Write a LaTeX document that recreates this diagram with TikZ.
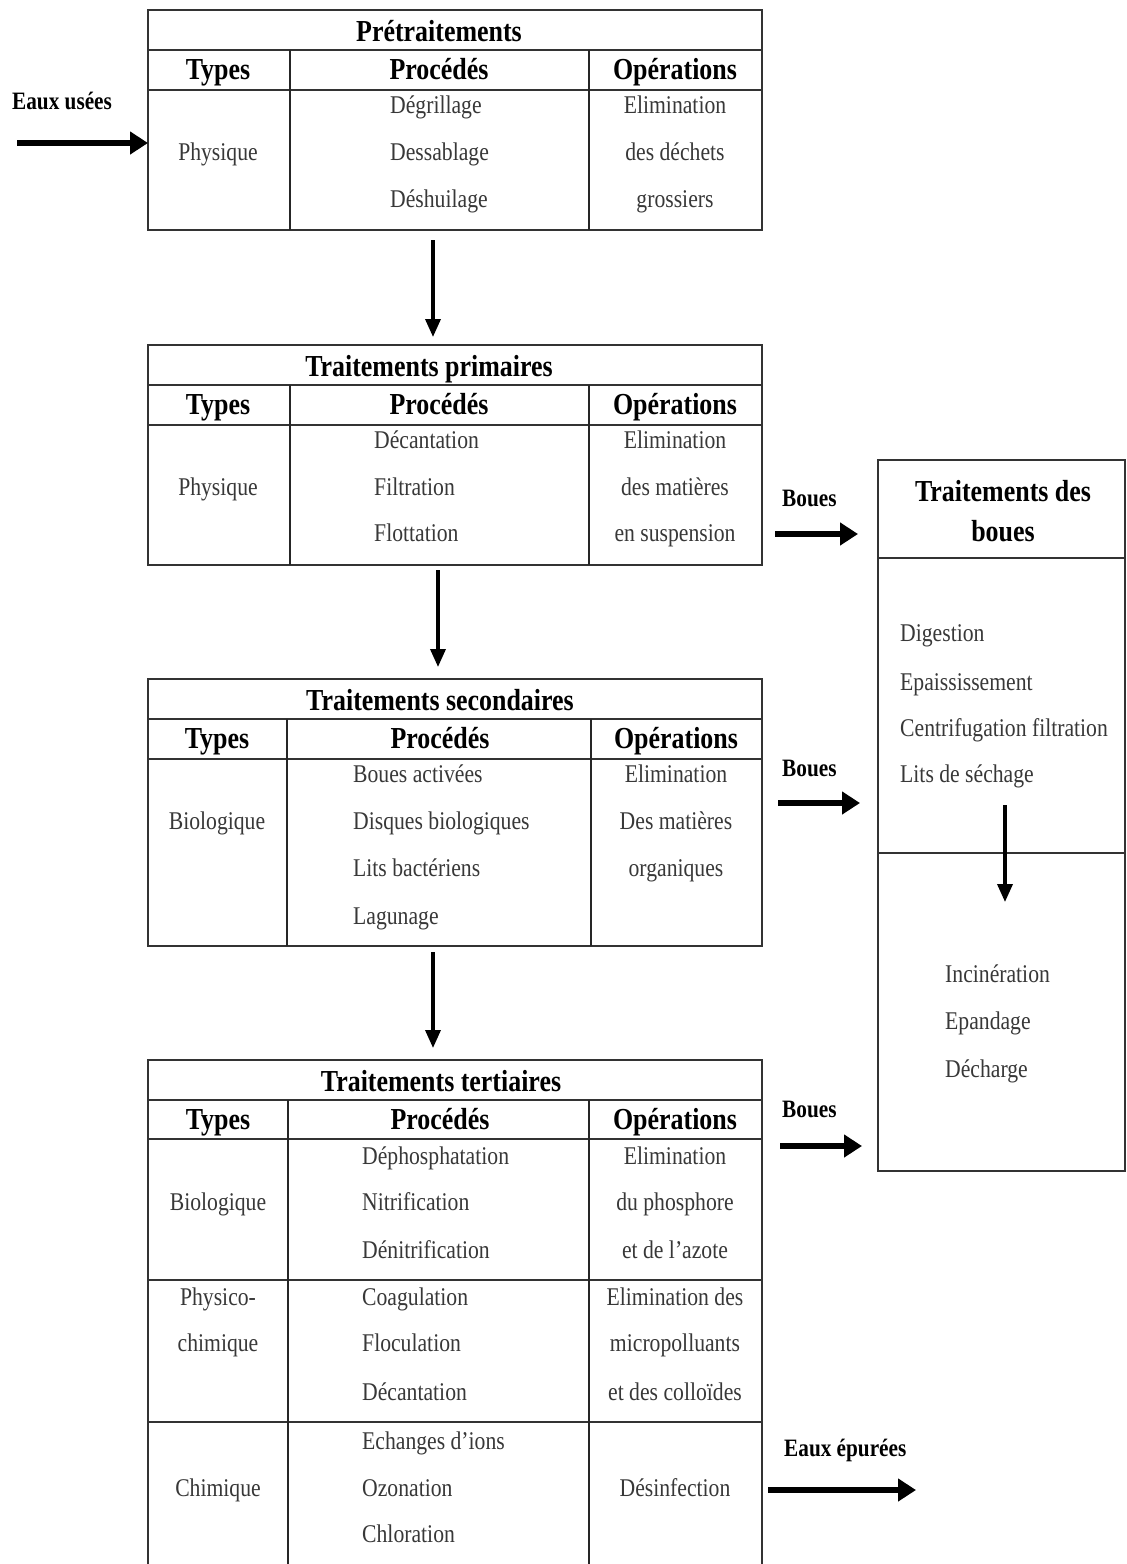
\documentclass[tikz,border=0pt]{standalone}
\usepackage{fontspec}
\setmainfont[FakeStretch=0.85]{Liberation Serif}
\usetikzlibrary{arrows.meta}
\begin{document}
\begin{tikzpicture}[x=1pt,y=-1pt,
  tbl/.style={draw=black!80, line width=2.2pt, inner sep=0, outer sep=0, anchor=north west},
  rowline/.style={draw=black!80, line width=2.2pt},
  colline/.style={draw=black!85, line width=1.4pt},
  txt/.style={inner sep=0, font=\fontsize{25.5}{28}\selectfont, text=black!78, anchor=base},
  txtw/.style={txt, anchor=base west},
  ttl/.style={inner sep=0, font=\fontsize{30.5}{34}\selectfont\bfseries, anchor=base},
  lab/.style={inner sep=0, font=\fontsize{25}{28}\selectfont\bfseries, anchor=base west},
  bigarrow/.style={line width=5.5pt, -{Triangle[length=18pt,width=22pt]}},
  downarrow/.style={line width=3.5pt, -{Triangle[length=18pt,width=15pt]}}]
\useasboundingbox[fill=white] (0,0) rectangle (1127,1564);

% ---------- Table 1 : Pretraitements ----------
\node[tbl, minimum width=614pt, minimum height=220pt] (t1) at (148,10) {};
\draw[rowline] (148,50) -- (762,50);
\draw[rowline] (148,90) -- (762,90);
\draw[colline] (290,50) -- (290,230);
\draw[colline] (589,50) -- (589,230);
\node[ttl] (t1ti) at (439,41) {Prétraitements};
\node[ttl] (t1h1) at (218,79) {Types};
\node[ttl] (t1h2) at (439,79) {Procédés};
\node[ttl] (t1h3) at (675,79) {Opérations};
\node[txt] (t1ty) at (218,160) {Physique};
\node[txtw] (t1p1) at (390,113) {Dégrillage};
\node[txtw] (t1p2) at (390,160) {Dessablage};
\node[txtw] (t1p3) at (390,207) {Déshuilage};
\node[txt] (t1o1) at (675,113) {Elimination};
\node[txt] (t1o2) at (675,160) {des déchets};
\node[txt] (t1o3) at (675,207) {grossiers};

% ---------- Table 2 : Traitements primaires ----------
\node[tbl, minimum width=614pt, minimum height=220pt] (t2) at (148,345) {};
\draw[rowline] (148,385) -- (762,385);
\draw[rowline] (148,425) -- (762,425);
\draw[colline] (290,385) -- (290,565);
\draw[colline] (589,385) -- (589,565);
\node[ttl] (t2ti) at (429,376) {Traitements primaires};
\node[ttl] (t2h1) at (218,414) {Types};
\node[ttl] (t2h2) at (439,414) {Procédés};
\node[ttl] (t2h3) at (675,414) {Opérations};
\node[txt] (t2ty) at (218,495) {Physique};
\node[txtw] (t2p1) at (374,448) {Décantation};
\node[txtw] (t2p2) at (374,495) {Filtration};
\node[txtw] (t2p3) at (374,541) {Flottation};
\node[txt] (t2o1) at (675,448) {Elimination};
\node[txt] (t2o2) at (675,495) {des matières};
\node[txt] (t2o3) at (675,541) {en suspension};

% ---------- Table 3 : Traitements secondaires ----------
\node[tbl, minimum width=614pt, minimum height=267pt] (t3) at (148,679) {};
\draw[rowline] (148,719) -- (762,719);
\draw[rowline] (148,759) -- (762,759);
\draw[colline] (287,719) -- (287,946);
\draw[colline] (591,719) -- (591,946);
\node[ttl] (t3ti) at (440,710) {Traitements secondaires};
\node[ttl] (t3h1) at (217,748) {Types};
\node[ttl] (t3h2) at (440,748) {Procédés};
\node[ttl] (t3h3) at (676,748) {Opérations};
\node[txt] (t3ty) at (217,829) {Biologique};
\node[txtw] (t3p1) at (353,782) {Boues activées};
\node[txtw] (t3p2) at (353,829) {Disques biologiques};
\node[txtw] (t3p3) at (353,876) {Lits bactériens};
\node[txtw] (t3p4) at (353,924) {Lagunage};
\node[txt] (t3o1) at (676,782) {Elimination};
\node[txt] (t3o2) at (676,829) {Des matières};
\node[txt] (t3o3) at (676,876) {organiques};

% ---------- Table 4 : Traitements tertiaires ----------
\node[tbl, minimum width=614pt, minimum height=510pt] (t4) at (148,1060) {};
\draw[rowline] (148,1100) -- (762,1100);
\draw[rowline] (148,1139) -- (762,1139);
\draw[rowline] (148,1280) -- (762,1280);
\draw[rowline] (148,1422) -- (762,1422);
\draw[colline] (288,1100) -- (288,1570);
\draw[colline] (589,1100) -- (589,1570);
\node[ttl] (t4ti) at (441,1091) {Traitements tertiaires};
\node[ttl] (t4h1) at (218,1129) {Types};
\node[ttl] (t4h2) at (440,1129) {Procédés};
\node[ttl] (t4h3) at (675,1129) {Opérations};
\node[txt] (t4ty1) at (218,1210) {Biologique};
\node[txt] (t4ty2a) at (218,1305) {Physico-};
\node[txt] (t4ty2b) at (218,1351) {chimique};
\node[txt] (t4ty3) at (218,1496) {Chimique};
\node[txtw] (t4p1) at (362,1164) {Déphosphatation};
\node[txtw] (t4p2) at (362,1210) {Nitrification};
\node[txtw] (t4p3) at (362,1258) {Dénitrification};
\node[txtw] (t4p4) at (362,1305) {Coagulation};
\node[txtw] (t4p5) at (362,1351) {Floculation};
\node[txtw] (t4p6) at (362,1400) {Décantation};
\node[txtw] (t4p7) at (362,1449) {Echanges d’ions};
\node[txtw] (t4p8) at (362,1496) {Ozonation};
\node[txtw] (t4p9) at (362,1542) {Chloration};
\node[txt] (t4o1) at (675,1164) {Elimination};
\node[txt] (t4o2) at (675,1210) {du phosphore};
\node[txt] (t4o3) at (675,1258) {et de l’azote};
\node[txt] (t4o4) at (675,1305) {Elimination des};
\node[txt] (t4o5) at (675,1351) {micropolluants};
\node[txt] (t4o6) at (675,1400) {et des colloïdes};
\node[txt] (t4o7) at (675,1496) {Désinfection};

% ---------- Right box : Traitements des boues ----------
\node[tbl, minimum width=247pt, minimum height=711pt] (r) at (878,460) {};
\draw[rowline] (878,558) -- (1125,558);
\draw[rowline] (878,853) -- (1125,853);
\node[ttl] (rt1) at (1003,501) {Traitements des};
\node[ttl] (rt2) at (1003,541) {boues};
\node[txtw] (r1) at (900,641) {Digestion};
\node[txtw] (r2) at (900,690) {Epaississement};
\node[txtw] (r3) at (900,736) {Centrifugation filtration};
\node[txtw] (r4) at (900,782) {Lits de séchage};
\node[txtw] (r5) at (945,982) {Incinération};
\node[txtw] (r6) at (945,1029) {Epandage};
\node[txtw] (r7) at (945,1077) {Décharge};

% ---------- Side labels ----------
\node[lab] (lin) at (12,109) {Eaux usées};
\node[lab] (lb1) at (782,506) {Boues};
\node[lab] (lb2) at (782,776) {Boues};
\node[lab] (lb3) at (782,1117) {Boues};
\node[lab] (lout) at (784,1456) {Eaux épurées};

% ---------- Connector end points ----------
\coordinate (in) at (17,143);
\coordinate (b1a) at (775,534);  \coordinate (b1b) at (858,534);
\coordinate (b2a) at (778,803);  \coordinate (b2b) at (860,803);
\coordinate (b3a) at (780,1146); \coordinate (b3b) at (862,1146);
\coordinate (outa) at (768,1490); \coordinate (outb) at (916,1490);
\coordinate (ra) at (1005,805);  \coordinate (rb) at (1005,902);

% ---------- Connectors ----------
\draw[bigarrow] (in) -- (in -| t1.west);
\draw[downarrow] ([xshift=-22pt,yshift=-10pt]t1.south) -- ([xshift=-22pt,yshift=8pt]t2.north);
\draw[downarrow] ([xshift=-17pt,yshift=-5pt]t2.south) -- ([xshift=-17pt,yshift=12pt]t3.north);
\draw[downarrow] ([xshift=-22pt,yshift=-6pt]t3.south) -- ([xshift=-22pt,yshift=12pt]t4.north);
\draw[bigarrow] (b1a) -- (b1b);
\draw[bigarrow] (b2a) -- (b2b);
\draw[bigarrow] (b3a) -- (b3b);
\draw[bigarrow] (outa) -- (outb);
\draw[downarrow] (ra) -- (rb);
\end{tikzpicture}
\end{document}
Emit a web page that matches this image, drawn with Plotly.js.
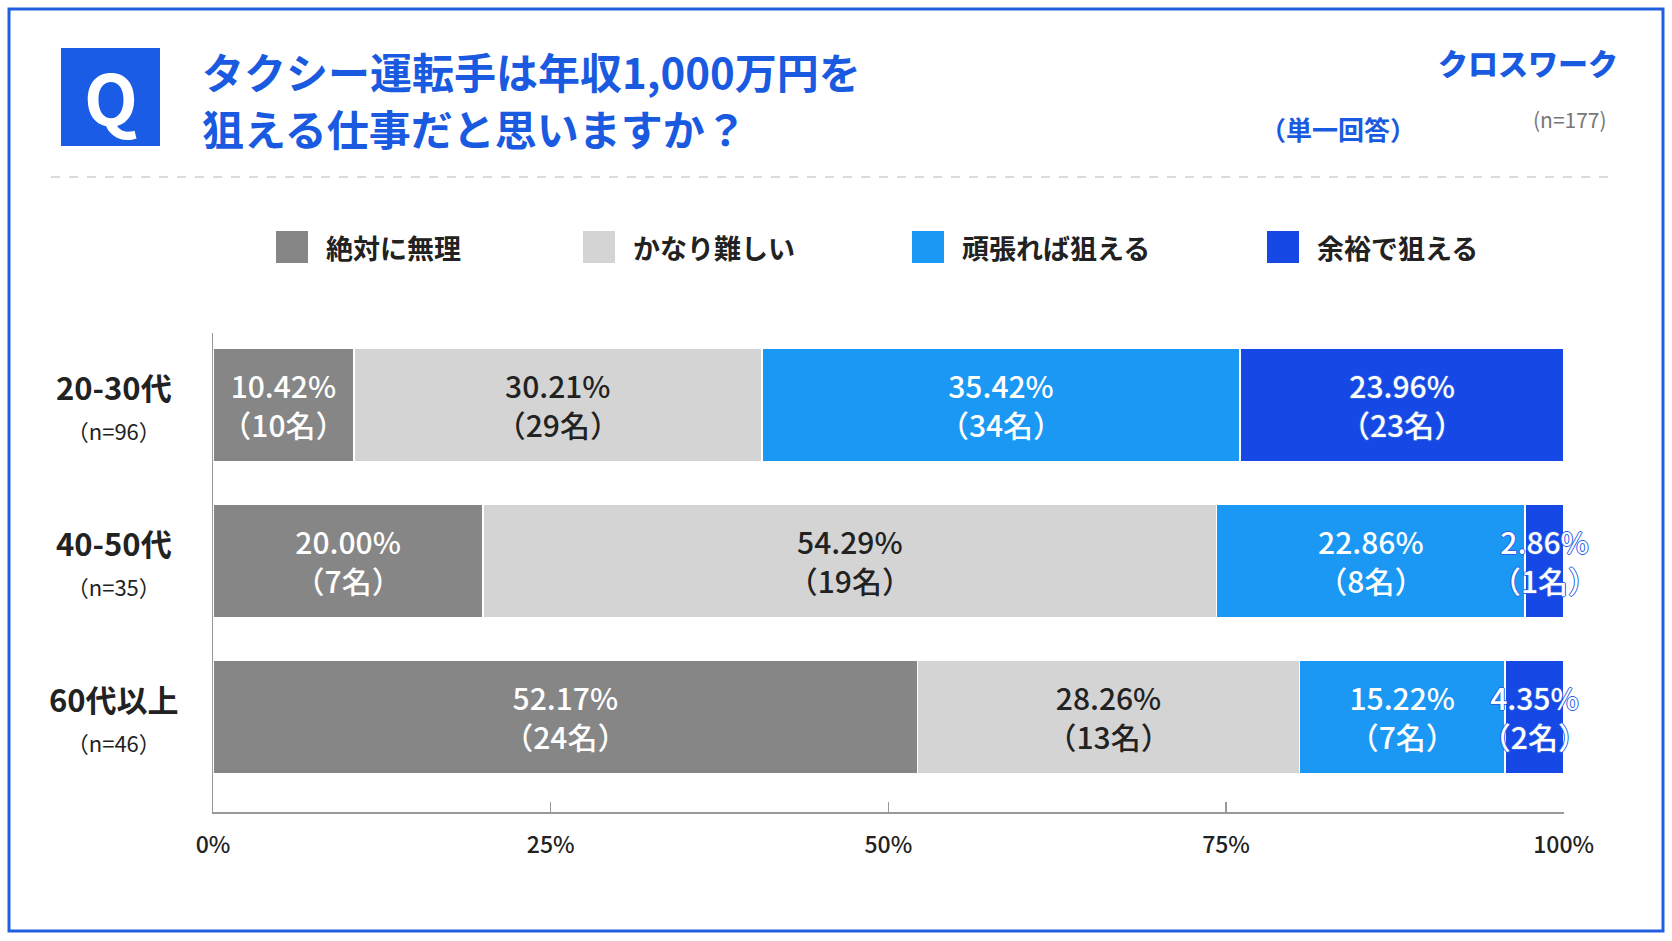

### Do this
Pictures are excluded; extract exactly the lines from the start of the data through the line that holds "(0,0) rectangle (1127,1564);", both ends included.

### Exercise result
Write a LaTeX document that recreates this diagram with TikZ.
\documentclass[tikz,border=0pt]{standalone}
\usepackage{fontspec}
\setmainfont[FakeStretch=0.85]{Liberation Serif}
\usetikzlibrary{arrows.meta}
\begin{document}
\begin{tikzpicture}[x=1pt,y=-1pt,
  tbl/.style={draw=black!80, line width=2.2pt, inner sep=0, outer sep=0, anchor=north west},
  rowline/.style={draw=black!80, line width=2.2pt},
  colline/.style={draw=black!85, line width=1.4pt},
  txt/.style={inner sep=0, font=\fontsize{25.5}{28}\selectfont, text=black!78, anchor=base},
  txtw/.style={txt, anchor=base west},
  ttl/.style={inner sep=0, font=\fontsize{30.5}{34}\selectfont\bfseries, anchor=base},
  lab/.style={inner sep=0, font=\fontsize{25}{28}\selectfont\bfseries, anchor=base west},
  bigarrow/.style={line width=5.5pt, -{Triangle[length=18pt,width=22pt]}},
  downarrow/.style={line width=3.5pt, -{Triangle[length=18pt,width=15pt]}}]
\useasboundingbox[fill=white] (0,0) rectangle (1127,1564);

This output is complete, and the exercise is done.